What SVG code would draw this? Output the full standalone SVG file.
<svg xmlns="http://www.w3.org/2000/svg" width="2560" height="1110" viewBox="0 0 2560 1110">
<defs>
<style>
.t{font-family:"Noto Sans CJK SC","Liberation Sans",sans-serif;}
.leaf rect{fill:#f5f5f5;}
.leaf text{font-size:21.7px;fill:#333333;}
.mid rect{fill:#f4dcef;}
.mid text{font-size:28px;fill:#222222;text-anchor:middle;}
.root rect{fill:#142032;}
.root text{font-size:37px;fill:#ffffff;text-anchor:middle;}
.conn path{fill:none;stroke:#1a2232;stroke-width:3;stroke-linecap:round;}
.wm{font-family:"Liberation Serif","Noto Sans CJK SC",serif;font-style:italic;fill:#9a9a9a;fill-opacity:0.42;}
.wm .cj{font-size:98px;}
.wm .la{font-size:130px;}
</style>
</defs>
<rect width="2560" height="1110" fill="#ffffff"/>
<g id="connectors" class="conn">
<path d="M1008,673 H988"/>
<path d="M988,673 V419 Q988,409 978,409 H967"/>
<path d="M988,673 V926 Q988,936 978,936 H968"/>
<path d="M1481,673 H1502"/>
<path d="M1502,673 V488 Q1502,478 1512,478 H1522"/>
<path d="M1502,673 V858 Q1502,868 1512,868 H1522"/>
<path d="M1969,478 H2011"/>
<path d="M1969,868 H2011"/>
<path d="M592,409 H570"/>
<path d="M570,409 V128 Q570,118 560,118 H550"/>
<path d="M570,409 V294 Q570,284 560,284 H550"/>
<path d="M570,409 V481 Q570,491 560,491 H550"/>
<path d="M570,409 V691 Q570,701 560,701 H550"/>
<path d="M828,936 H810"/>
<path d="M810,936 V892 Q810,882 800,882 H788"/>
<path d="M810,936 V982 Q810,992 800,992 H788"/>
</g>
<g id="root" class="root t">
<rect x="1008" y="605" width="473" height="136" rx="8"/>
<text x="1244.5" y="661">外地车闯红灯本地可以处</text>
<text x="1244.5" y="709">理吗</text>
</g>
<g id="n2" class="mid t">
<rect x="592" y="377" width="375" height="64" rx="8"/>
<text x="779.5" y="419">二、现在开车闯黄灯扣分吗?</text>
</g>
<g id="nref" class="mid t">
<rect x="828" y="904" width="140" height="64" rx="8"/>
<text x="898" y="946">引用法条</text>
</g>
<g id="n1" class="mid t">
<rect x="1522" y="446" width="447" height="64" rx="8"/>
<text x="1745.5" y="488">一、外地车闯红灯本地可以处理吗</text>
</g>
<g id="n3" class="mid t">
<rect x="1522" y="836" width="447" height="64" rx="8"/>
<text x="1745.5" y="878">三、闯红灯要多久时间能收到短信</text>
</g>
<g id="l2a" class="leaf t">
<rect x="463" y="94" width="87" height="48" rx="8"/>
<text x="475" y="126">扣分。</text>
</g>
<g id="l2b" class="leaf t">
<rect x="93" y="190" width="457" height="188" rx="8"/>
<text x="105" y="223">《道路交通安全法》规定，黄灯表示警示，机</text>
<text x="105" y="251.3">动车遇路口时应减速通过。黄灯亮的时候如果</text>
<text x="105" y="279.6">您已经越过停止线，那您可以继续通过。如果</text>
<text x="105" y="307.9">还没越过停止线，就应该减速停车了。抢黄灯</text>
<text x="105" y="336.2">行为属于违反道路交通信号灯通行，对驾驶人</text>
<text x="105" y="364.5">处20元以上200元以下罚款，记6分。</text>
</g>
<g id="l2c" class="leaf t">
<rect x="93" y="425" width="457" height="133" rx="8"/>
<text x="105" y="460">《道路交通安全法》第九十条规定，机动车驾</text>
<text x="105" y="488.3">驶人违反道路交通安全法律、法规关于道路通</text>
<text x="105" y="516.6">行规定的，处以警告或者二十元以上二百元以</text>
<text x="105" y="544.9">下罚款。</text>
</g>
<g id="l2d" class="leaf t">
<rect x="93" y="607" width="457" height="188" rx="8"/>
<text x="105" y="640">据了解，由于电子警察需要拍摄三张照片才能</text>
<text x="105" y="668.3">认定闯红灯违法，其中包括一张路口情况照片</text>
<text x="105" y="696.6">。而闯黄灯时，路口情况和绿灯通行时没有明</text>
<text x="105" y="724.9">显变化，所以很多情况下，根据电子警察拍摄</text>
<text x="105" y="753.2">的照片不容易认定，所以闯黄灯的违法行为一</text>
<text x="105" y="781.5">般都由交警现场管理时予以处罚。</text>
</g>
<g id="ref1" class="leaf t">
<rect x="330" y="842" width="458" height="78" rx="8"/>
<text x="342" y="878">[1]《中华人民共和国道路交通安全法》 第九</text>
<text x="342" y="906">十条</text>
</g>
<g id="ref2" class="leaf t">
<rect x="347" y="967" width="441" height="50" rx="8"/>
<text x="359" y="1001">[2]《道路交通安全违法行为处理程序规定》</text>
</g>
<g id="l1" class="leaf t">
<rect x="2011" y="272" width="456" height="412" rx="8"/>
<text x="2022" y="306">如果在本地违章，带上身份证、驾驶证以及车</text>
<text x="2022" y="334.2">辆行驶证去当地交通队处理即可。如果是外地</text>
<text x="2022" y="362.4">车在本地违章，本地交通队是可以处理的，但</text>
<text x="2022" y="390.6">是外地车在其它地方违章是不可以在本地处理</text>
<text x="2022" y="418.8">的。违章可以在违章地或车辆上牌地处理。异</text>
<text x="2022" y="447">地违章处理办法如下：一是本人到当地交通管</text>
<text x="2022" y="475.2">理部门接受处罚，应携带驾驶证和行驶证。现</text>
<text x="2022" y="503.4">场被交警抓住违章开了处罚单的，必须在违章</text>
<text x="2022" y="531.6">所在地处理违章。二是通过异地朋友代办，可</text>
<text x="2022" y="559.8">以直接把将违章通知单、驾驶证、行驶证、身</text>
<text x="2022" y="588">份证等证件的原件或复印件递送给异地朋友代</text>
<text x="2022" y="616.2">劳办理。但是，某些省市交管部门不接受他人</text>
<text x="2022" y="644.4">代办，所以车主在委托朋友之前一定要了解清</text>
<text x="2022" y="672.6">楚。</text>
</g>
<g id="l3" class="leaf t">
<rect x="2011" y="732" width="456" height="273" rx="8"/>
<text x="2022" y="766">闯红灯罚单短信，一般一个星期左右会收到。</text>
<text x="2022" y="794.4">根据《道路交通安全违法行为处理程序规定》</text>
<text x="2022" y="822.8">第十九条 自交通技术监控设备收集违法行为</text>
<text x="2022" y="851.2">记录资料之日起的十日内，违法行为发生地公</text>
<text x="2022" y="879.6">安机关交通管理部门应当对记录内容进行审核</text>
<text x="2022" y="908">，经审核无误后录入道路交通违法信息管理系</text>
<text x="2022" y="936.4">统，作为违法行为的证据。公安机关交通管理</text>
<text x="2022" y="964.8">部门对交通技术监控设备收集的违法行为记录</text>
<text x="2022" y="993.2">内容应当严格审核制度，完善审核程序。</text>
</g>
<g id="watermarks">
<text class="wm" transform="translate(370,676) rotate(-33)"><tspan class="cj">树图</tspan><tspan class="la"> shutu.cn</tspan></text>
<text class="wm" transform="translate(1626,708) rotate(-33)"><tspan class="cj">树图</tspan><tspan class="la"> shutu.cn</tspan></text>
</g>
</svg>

::::

_WHAT TO DO_
Output all of the data again. Match it exactly.

_SOLUTION FOR THIS EXERCISE_
What SVG code would draw this? Output the full standalone SVG file.
<svg xmlns="http://www.w3.org/2000/svg" width="2560" height="1110" viewBox="0 0 2560 1110">
<defs>
<style>
.t{font-family:"Noto Sans CJK SC","Liberation Sans",sans-serif;}
.leaf rect{fill:#f5f5f5;}
.leaf text{font-size:21.7px;fill:#333333;}
.mid rect{fill:#f4dcef;}
.mid text{font-size:28px;fill:#222222;text-anchor:middle;}
.root rect{fill:#142032;}
.root text{font-size:37px;fill:#ffffff;text-anchor:middle;}
.conn path{fill:none;stroke:#1a2232;stroke-width:3;stroke-linecap:round;}
.wm{font-family:"Liberation Serif","Noto Sans CJK SC",serif;font-style:italic;fill:#9a9a9a;fill-opacity:0.42;}
.wm .cj{font-size:98px;}
.wm .la{font-size:130px;}
</style>
</defs>
<rect width="2560" height="1110" fill="#ffffff"/>
<g id="connectors" class="conn">
<path d="M1008,673 H988"/>
<path d="M988,673 V419 Q988,409 978,409 H967"/>
<path d="M988,673 V926 Q988,936 978,936 H968"/>
<path d="M1481,673 H1502"/>
<path d="M1502,673 V488 Q1502,478 1512,478 H1522"/>
<path d="M1502,673 V858 Q1502,868 1512,868 H1522"/>
<path d="M1969,478 H2011"/>
<path d="M1969,868 H2011"/>
<path d="M592,409 H570"/>
<path d="M570,409 V128 Q570,118 560,118 H550"/>
<path d="M570,409 V294 Q570,284 560,284 H550"/>
<path d="M570,409 V481 Q570,491 560,491 H550"/>
<path d="M570,409 V691 Q570,701 560,701 H550"/>
<path d="M828,936 H810"/>
<path d="M810,936 V892 Q810,882 800,882 H788"/>
<path d="M810,936 V982 Q810,992 800,992 H788"/>
</g>
<g id="root" class="root t">
<rect x="1008" y="605" width="473" height="136" rx="8"/>
<text x="1244.5" y="661">外地车闯红灯本地可以处</text>
<text x="1244.5" y="709">理吗</text>
</g>
<g id="n2" class="mid t">
<rect x="592" y="377" width="375" height="64" rx="8"/>
<text x="779.5" y="419">二、现在开车闯黄灯扣分吗?</text>
</g>
<g id="nref" class="mid t">
<rect x="828" y="904" width="140" height="64" rx="8"/>
<text x="898" y="946">引用法条</text>
</g>
<g id="n1" class="mid t">
<rect x="1522" y="446" width="447" height="64" rx="8"/>
<text x="1745.5" y="488">一、外地车闯红灯本地可以处理吗</text>
</g>
<g id="n3" class="mid t">
<rect x="1522" y="836" width="447" height="64" rx="8"/>
<text x="1745.5" y="878">三、闯红灯要多久时间能收到短信</text>
</g>
<g id="l2a" class="leaf t">
<rect x="463" y="94" width="87" height="48" rx="8"/>
<text x="475" y="126">扣分。</text>
</g>
<g id="l2b" class="leaf t">
<rect x="93" y="190" width="457" height="188" rx="8"/>
<text x="105" y="223">《道路交通安全法》规定，黄灯表示警示，机</text>
<text x="105" y="251.3">动车遇路口时应减速通过。黄灯亮的时候如果</text>
<text x="105" y="279.6">您已经越过停止线，那您可以继续通过。如果</text>
<text x="105" y="307.9">还没越过停止线，就应该减速停车了。抢黄灯</text>
<text x="105" y="336.2">行为属于违反道路交通信号灯通行，对驾驶人</text>
<text x="105" y="364.5">处20元以上200元以下罚款，记6分。</text>
</g>
<g id="l2c" class="leaf t">
<rect x="93" y="425" width="457" height="133" rx="8"/>
<text x="105" y="460">《道路交通安全法》第九十条规定，机动车驾</text>
<text x="105" y="488.3">驶人违反道路交通安全法律、法规关于道路通</text>
<text x="105" y="516.6">行规定的，处以警告或者二十元以上二百元以</text>
<text x="105" y="544.9">下罚款。</text>
</g>
<g id="l2d" class="leaf t">
<rect x="93" y="607" width="457" height="188" rx="8"/>
<text x="105" y="640">据了解，由于电子警察需要拍摄三张照片才能</text>
<text x="105" y="668.3">认定闯红灯违法，其中包括一张路口情况照片</text>
<text x="105" y="696.6">。而闯黄灯时，路口情况和绿灯通行时没有明</text>
<text x="105" y="724.9">显变化，所以很多情况下，根据电子警察拍摄</text>
<text x="105" y="753.2">的照片不容易认定，所以闯黄灯的违法行为一</text>
<text x="105" y="781.5">般都由交警现场管理时予以处罚。</text>
</g>
<g id="ref1" class="leaf t">
<rect x="330" y="842" width="458" height="78" rx="8"/>
<text x="342" y="878">[1]《中华人民共和国道路交通安全法》 第九</text>
<text x="342" y="906">十条</text>
</g>
<g id="ref2" class="leaf t">
<rect x="347" y="967" width="441" height="50" rx="8"/>
<text x="359" y="1001">[2]《道路交通安全违法行为处理程序规定》</text>
</g>
<g id="l1" class="leaf t">
<rect x="2011" y="272" width="456" height="412" rx="8"/>
<text x="2022" y="306">如果在本地违章，带上身份证、驾驶证以及车</text>
<text x="2022" y="334.2">辆行驶证去当地交通队处理即可。如果是外地</text>
<text x="2022" y="362.4">车在本地违章，本地交通队是可以处理的，但</text>
<text x="2022" y="390.6">是外地车在其它地方违章是不可以在本地处理</text>
<text x="2022" y="418.8">的。违章可以在违章地或车辆上牌地处理。异</text>
<text x="2022" y="447">地违章处理办法如下：一是本人到当地交通管</text>
<text x="2022" y="475.2">理部门接受处罚，应携带驾驶证和行驶证。现</text>
<text x="2022" y="503.4">场被交警抓住违章开了处罚单的，必须在违章</text>
<text x="2022" y="531.6">所在地处理违章。二是通过异地朋友代办，可</text>
<text x="2022" y="559.8">以直接把将违章通知单、驾驶证、行驶证、身</text>
<text x="2022" y="588">份证等证件的原件或复印件递送给异地朋友代</text>
<text x="2022" y="616.2">劳办理。但是，某些省市交管部门不接受他人</text>
<text x="2022" y="644.4">代办，所以车主在委托朋友之前一定要了解清</text>
<text x="2022" y="672.6">楚。</text>
</g>
<g id="l3" class="leaf t">
<rect x="2011" y="732" width="456" height="273" rx="8"/>
<text x="2022" y="766">闯红灯罚单短信，一般一个星期左右会收到。</text>
<text x="2022" y="794.4">根据《道路交通安全违法行为处理程序规定》</text>
<text x="2022" y="822.8">第十九条 自交通技术监控设备收集违法行为</text>
<text x="2022" y="851.2">记录资料之日起的十日内，违法行为发生地公</text>
<text x="2022" y="879.6">安机关交通管理部门应当对记录内容进行审核</text>
<text x="2022" y="908">，经审核无误后录入道路交通违法信息管理系</text>
<text x="2022" y="936.4">统，作为违法行为的证据。公安机关交通管理</text>
<text x="2022" y="964.8">部门对交通技术监控设备收集的违法行为记录</text>
<text x="2022" y="993.2">内容应当严格审核制度，完善审核程序。</text>
</g>
<g id="watermarks">
<text class="wm" transform="translate(370,676) rotate(-33)"><tspan class="cj">树图</tspan><tspan class="la"> shutu.cn</tspan></text>
<text class="wm" transform="translate(1626,708) rotate(-33)"><tspan class="cj">树图</tspan><tspan class="la"> shutu.cn</tspan></text>
</g>
</svg>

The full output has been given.